Laura entró a la casa entumida, con las manos tiesas dentro de los bolsillos de su abrigo y conteniendo las lágrimas bajo sus párpados azulados. Se cumplía un mes desde que había comenzado su cesantía y, a pesar de que había intentado conseguir dinero por medio de distintos arreglos, se había dado cuenta de que no podrían sostener la alimentación de la casa más de una semana más. Supo que tendría que sacrificar sus comidas para nutrir a su pequeño Demian a partir de ahí.
Al entrar, vio al niño dormido junto a las brazas, con el rostro húmedo y le dio un beso en la frente casi sin rozarlo: estaba helado. Su corazón se encogió ante ese descubrimiento y, tomando al pequeño en sus brazos con sumo cuidado, lo depositó en el viejo sofá de la sala para avivar el fuego. Mientras buscaba la leña menos mojada y pensaba en que hacer para proteger a su pequeño hijo, este se alejaba vertiginosamente a un sueño de incubadora que le estaba dando un falso alivio.
La noche anterior, cuando Demian despertó de una terrible pesadilla en la que un monstruo so ahogaba, escuchó a su madre sollozar en la cocina. Se había levantado arrastrando su cobija para resguardarse del frío y logró ver la alacena casi vacía acogiendo la cabeza temblorosa de la mujer que tanto lo había adorado en la soledad de su pequeña familia. Su estómago se retorció y se hizo pequeño, como si sintiese culpa por haber comido tanto y, cuando decidió volver a su habitación, también lloró la pena de su pobreza.
Por la mañana, mientras tomaba su desayuno sin la compañía de Laura, quien corría de arriba a abajo con su único traje formal almidonado y planchado, tomó una decisión.

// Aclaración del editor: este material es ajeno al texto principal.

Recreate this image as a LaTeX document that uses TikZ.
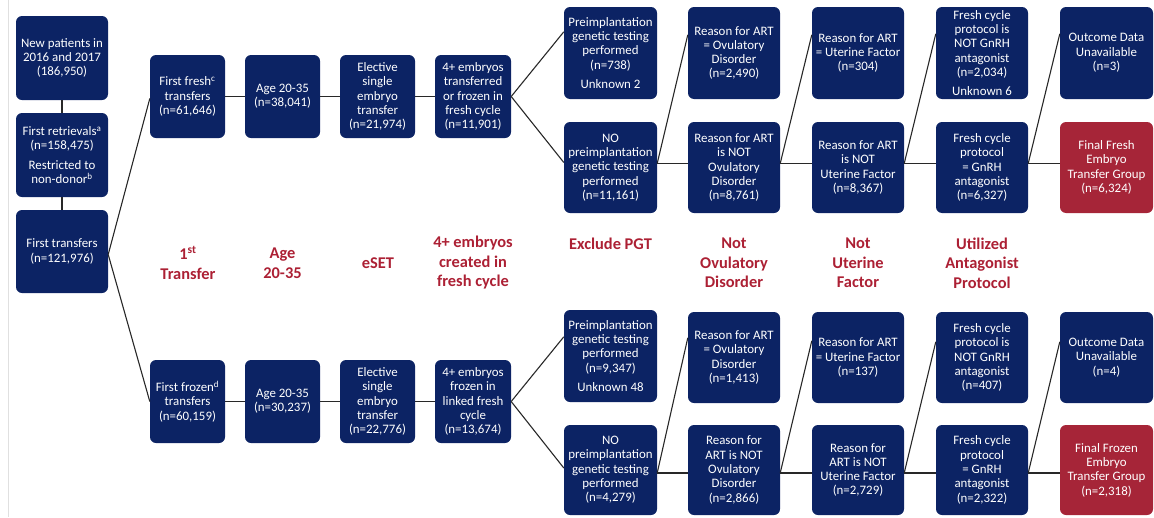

Buscó dentro del bolso de su madre y tomó una pequeña cajita de medicamentos que ella consumía cuando estaba alterada. Bebió una para calmar sus nervios. Y cuando pensó que no había hecho efecto, tragó una segunda y otra de camino a la escuela. En los recesos cada píldora aumentaba el mareo, la pesadez, la náuseas, pero estaba contento. Se sentía tan mal que no podía pensar en el hambre de su madre.
Por la tarde, volvió sólo a casa y consumió cuatro frente a la chimenea, sin tomar pausas entre una y otra. Finalmente, cayó desplomado en un sueño que le iba acortando los latidos del corazón y la pequeña respiración que a sus cortos 10 años solo sabía de resuellos por jugar duro y de risas con sus amiguitos del colegio.
Durmió hasta el amanecer y, cuando Laura despertó sobresaltada, culpable por haber olvidado despertarlo para darle la cena y bañarlo, su cuerpo ya no tenía una sola escama de rubor en la piel. Había abandonado el mundo para siempre y ahora su madre no tendría que privarse de comer.